To quit the neighborhood of Norland was no longer an evil; it was an object of desire; it was a blessing, in comparison of the misery of continuing her daughter-in-law’s guest: and to remove for ever from that beloved place would be less painful than to inhabit or visit it while such a woman was its mistress.

As they leave, Marianne wails a lament:

“Dear, dear Norland! when shall I cease to regret you!—when learn to feel a home elsewhere!—Oh! happy house, could you know what I suffer in now viewing you from this spot, from whence perhaps I may view you no more!….you will remain the same; unconscious of the pleasure or the regret you occasion, and insensible of any change in those who walk under your shade!—But who will remain to enjoy you?”

This forced eviction takes the Dashwoods on a physical journey—to a new county, where they live in a cottage and meet a whole set of new people. In addition to a physical journey, it’s also a journey to try to find home and to see if they can survive losing almost everything that they find dear. This journey starts both Marianne and Elinor on internal journeys; Marianne is full of sensibility and unrestrained emotion, but must learn how to let more than her emotions govern her; Elinor has a bit too much sense, and keeps too much inside her, not allowing herself to want and hope for the things she really desires.

While some inciting incidents lead to physical journeys, like in Sense and Sensibility, a physical journey is not required. For instance, in Emma the inciting incident is the marriage of Emma’s governess. Emma’s internal and external journeys are captivating, but they do not require her to leave her home (the furthest she goes is Box Hill, which is only seven miles away).

Change is at the heart of interesting plots, and the possibility for change is why we root for characters. A good inciting incident sets the plot in motion and paves the way for the rest of the story.

Writing Exercises - Jane Austen Writing Lessons

Exercise 1: Choose one of your favorite books or movies. What is the inciting incident? How does this event change things for the main character and start them on a journey? Share your thoughts in the comments.

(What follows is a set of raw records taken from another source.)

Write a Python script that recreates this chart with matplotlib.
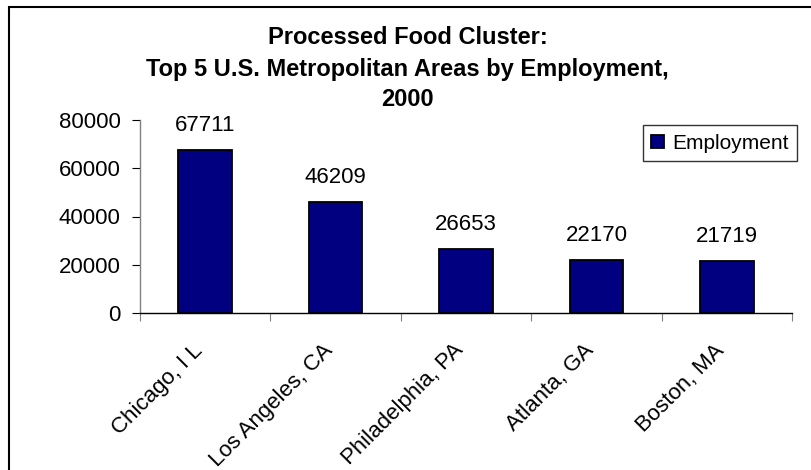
import matplotlib
matplotlib.use("Agg")
import matplotlib.pyplot as plt
from matplotlib.patches import Rectangle

categories = ["Chicago, I L", "Los Angeles, CA", "Philadelphia, PA", "Atlanta, GA", "Boston, MA"]
employment = [67711, 46209, 26653, 22170, 21719]
yticks = [0, 20000, 40000, 60000, 80000]

plt.rcParams['font.family'] = ['Liberation Sans', 'DejaVu Sans']

W, H = 812, 470
PX = 72 / 100  # points per pixel at 100 dpi
fig = plt.figure(figsize=(W / 100, H / 100), dpi=100)
fig.patch.set_facecolor('white')

# outer chart border (cropped at right/bottom)
fig.patches.append(Rectangle((9 / W, -0.02), 1.05, 1 - 7 / H + 0.02, transform=fig.transFigure,
                             fill=False, edgecolor='black', linewidth=1.5))

ax = fig.add_axes([140 / W, 1 - 313 / H, (792 - 140) / W, (313 - 120) / H])
x = list(range(len(categories)))
bars = ax.bar(x, employment, width=0.41, color='#000080', edgecolor='black', linewidth=1.3,
              label='Employment', zorder=3)

for xi, v in zip(x, employment):
    ax.annotate(str(v), xy=(xi, v), xytext=(0, 19 * PX), textcoords='offset points',
                ha='center', va='baseline', fontsize=16)

ax.set_xlim(-0.5, len(categories) - 0.5)
ax.set_ylim(0, 80000)
ax.set_yticks(yticks)
ax.set_yticklabels([str(t) for t in yticks], fontsize=16)
ax.tick_params(axis='y', direction='out', length=6, width=0.8, colors='black', pad=8)

ax.set_xticks([i - 0.5 for i in range(len(categories) + 1)])
ax.set_xticklabels([])
ax.tick_params(axis='x', direction='out', length=6, width=0.8, color='#808080')

for xi, name in zip(x, categories):
    ax.annotate(name, xy=(xi, 0), xycoords=('data', 'axes fraction'),
                xytext=(-13 * PX, -27 * PX), textcoords='offset points',
                rotation=45, rotation_mode='anchor', ha='right', va='top', fontsize=16)

for s in ['top', 'right']:
    ax.spines[s].set_visible(False)
ax.spines['left'].set_color('#808080')
ax.spines['left'].set_linewidth(1.0)
ax.spines['bottom'].set_color('black')
ax.spines['bottom'].set_linewidth(1.0)

cx = (9 + 806) / 2 / W
fig.text(cx, 1 - 44 / H, "Processed Food Cluster:", ha='center', va='baseline', fontsize=17, fontweight='bold')
fig.text(cx, 1 - 76 / H, "Top 5 U.S. Metropolitan Areas by Employment,", ha='center', va='baseline', fontsize=17, fontweight='bold')
fig.text(cx, 1 - 106 / H, "2000", ha='center', va='baseline', fontsize=17, fontweight='bold')

leg = fig.legend(handles=[bars], labels=['Employment'], loc='lower right',
                 bbox_to_anchor=(797 / W, 1 - 161 / H), fontsize=15, frameon=True,
                 fancybox=False, edgecolor='black', handlelength=0.6, handleheight=0.6,
                 handletextpad=0.4, borderpad=0.4, borderaxespad=0)
leg.get_frame().set_linewidth(1.0)

fig.savefig('out.png', dpi=100)
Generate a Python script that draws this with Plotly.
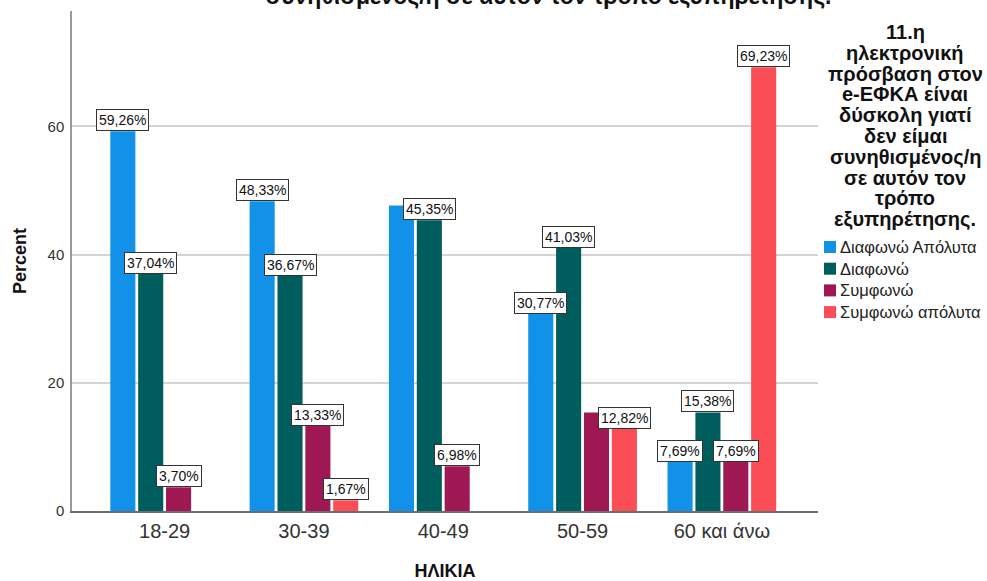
import plotly.graph_objects as go

categories = ["18-29", "30-39", "40-49", "50-59", "60 και άνω"]
series_names = ["Διαφωνώ Απόλυτα", "Διαφωνώ", "Συμφωνώ", "Συμφωνώ απόλυτα"]
diafono_apolyta = [59.26, 48.33, 47.67, 30.77, 7.69]
diafono = [37.04, 36.67, 45.35, 41.03, 15.38]
symfono = [3.70, 13.33, 6.98, 15.38, 7.69]
symfono_apolyta = [0.0, 1.67, 0.0, 12.82, 69.23]
series_values = [diafono_apolyta, diafono, symfono, symfono_apolyta]
# which data labels are visible in the original (SPSS hid overlapping / zero ones)
label_visible = [
    [True, True, False, True, True],
    [True, True, True, True, True],
    [True, True, True, False, True],
    [False, True, False, True, True],
]
colors = ["#1192e8", "#005d5d", "#9f1853", "#fa4d56"]

legend_title_lines = ["11.η", "ηλεκτρονική", "πρόσβαση στον", "e-ΕΦΚΑ είναι", "δύσκολη γιατί",
                      "δεν είμαι", "συνηθισμένος/η", "σε αυτόν τον", "τρόπο", "εξυπηρέτησης."]
chart_title = ("Clustered Bar Percent of ΗΛΙΚΙΑ by 11.η ηλεκτρονική πρόσβαση στον e-ΕΦΚΑ είναι δύσκολη γιατί δεν είμαι<br>"
               "συνηθισμένος/η σε αυτόν τον τρόπο εξυπηρέτησης.")

FONT = "Liberation Sans, Arial, sans-serif"
W, H = 987, 581
ML, MR, MT, MB = 72, 169, 11, 70
XR = [-0.665, 4.69]
BARGAP = 0.2
plot_w = W - ML - MR
plot_h = H - MT - MB
cat_px = plot_w / (XR[1] - XR[0])
slot_px = cat_px * (1 - BARGAP) / len(series_names)


def px_x(px):
    return (px - ML) / plot_w


def px_y(py):
    return (H - MB - py) / plot_h


fig = go.Figure()
for name, vals, col in zip(series_names, series_values, colors):
    fig.add_trace(go.Bar(x=categories, y=vals, name=name, marker_color=col,
                         marker_line_width=0, showlegend=False))

annotations = []
shapes = []
for k, (vals, vis) in enumerate(zip(series_values, label_visible)):
    for c, v, s in zip(categories, vals, vis):
        if not s:
            continue
        annotations.append(dict(
            x=c, y=v, xref="x", yref="y", xshift=(k - 1.5) * slot_px,
            yanchor="bottom", xanchor="center", showarrow=False,
            text=f"{v:.2f}".replace(".", ",") + "%",
            font=dict(family=FONT, size=14, color="#111"),
            bgcolor="white", bordercolor="#333", borderwidth=1, borderpad=2,
        ))

# legend title, one annotation per line to match the tight line spacing
LT_TOP, LT_STEP = 32, 20.8
for i, line in enumerate(legend_title_lines):
    annotations.append(dict(
        x=px_x(905), y=px_y(LT_TOP + i * LT_STEP), xref="paper", yref="paper",
        xanchor="center", yanchor="middle", showarrow=False,
        text="<b>" + line + "</b>",
        font=dict(family=FONT, size=20, color="#111"),
    ))

# legend entries (swatch + label)
LG_TOP, LG_STEP = 247, 21.7
for i, (name, col) in enumerate(zip(series_names, colors)):
    yc = LG_TOP + i * LG_STEP
    shapes.append(dict(
        type="rect", xref="paper", yref="paper",
        x0=px_x(824), x1=px_x(836), y0=px_y(yc + 6), y1=px_y(yc - 6),
        fillcolor=col, line=dict(width=0),
    ))
    annotations.append(dict(
        x=px_x(838), y=px_y(yc), xref="paper", yref="paper",
        xanchor="left", yanchor="middle", showarrow=False,
        text=name, font=dict(family=FONT, size=16.5, color="#222"),
    ))

annotations.append(dict(
    x=px_x(548), y=px_y(11), xref="paper", yref="paper",
    xanchor="center", yanchor="bottom", showarrow=False, align="center",
    text="<b>" + chart_title + "</b>",
    font=dict(family=FONT, size=23, color="#111"),
))

fig.update_layout(
    width=W, height=H,
    margin=dict(l=ML, r=MR, t=MT, b=MB, pad=0, autoexpand=False),
    paper_bgcolor="white", plot_bgcolor="white",
    barmode="group", bargap=BARGAP, bargroupgap=0.1,
    font=dict(family=FONT, color="#222"),
    showlegend=False,
    annotations=annotations,
    shapes=shapes,
    xaxis=dict(
        range=XR, showgrid=False, showline=True, linecolor="#6e6e6e", linewidth=1.5,
        ticks="outside", ticklen=1, tickcolor="rgba(0,0,0,0)", automargin=False,
        tickfont=dict(family=FONT, size=20, color="#333"),
        title=dict(text="<b>ΗΛΙΚΙΑ</b>", font=dict(family=FONT, size=18, color="#111"), standoff=27),
    ),
    yaxis=dict(
        range=[0, 78], tickvals=[0, 20, 40, 60], showgrid=True, gridcolor="#d4d4d4", gridwidth=1.5,
        zeroline=False, showline=True, linecolor="#9a9a9a", linewidth=1.5,
        ticks="outside", ticklen=3, tickcolor="rgba(0,0,0,0)", automargin=False,
        tickfont=dict(family=FONT, size=15, color="#333"),
        title=dict(text="<b>Percent</b>", font=dict(family=FONT, size=18, color="#111"), standoff=16),
    ),
)

fig.write_html("out.html")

Exercise 2: In the following paragraph, a character is pursuing something she wants: the opportunity to be the pianist for the high school musical. Add an inciting incident, something that will disrupt and change things for Luciana. For the purposes of this exercise, keep it short—anywhere from a sentence to a full paragraph. Once you’ve written the inciting incident, consider how it would change the character’s trajectory and what sort of story might result from it.

Luciana ran her fingers up and down the keys of an imaginary piano. She had been preparing for this audition for months, and now the time had finally come. She closed the book and looked at her hands. They were warm, they were flexible, and they were ready. She would be chosen as the accompanist for the high school musical this year, surely. She waited impatiently for her turn on the grand piano, but she need not have worried. Luciana played the music flawlessly, and the music director gave her an assuring smile as she left the room.

Exercise 3: Take a new story idea, one that you haven’t yet developed. Spend a few minutes brainstorming an inciting incident, or, if you prefer discovery writing, write an opening scene and see what inciting incident will put your character in motion or change her direction.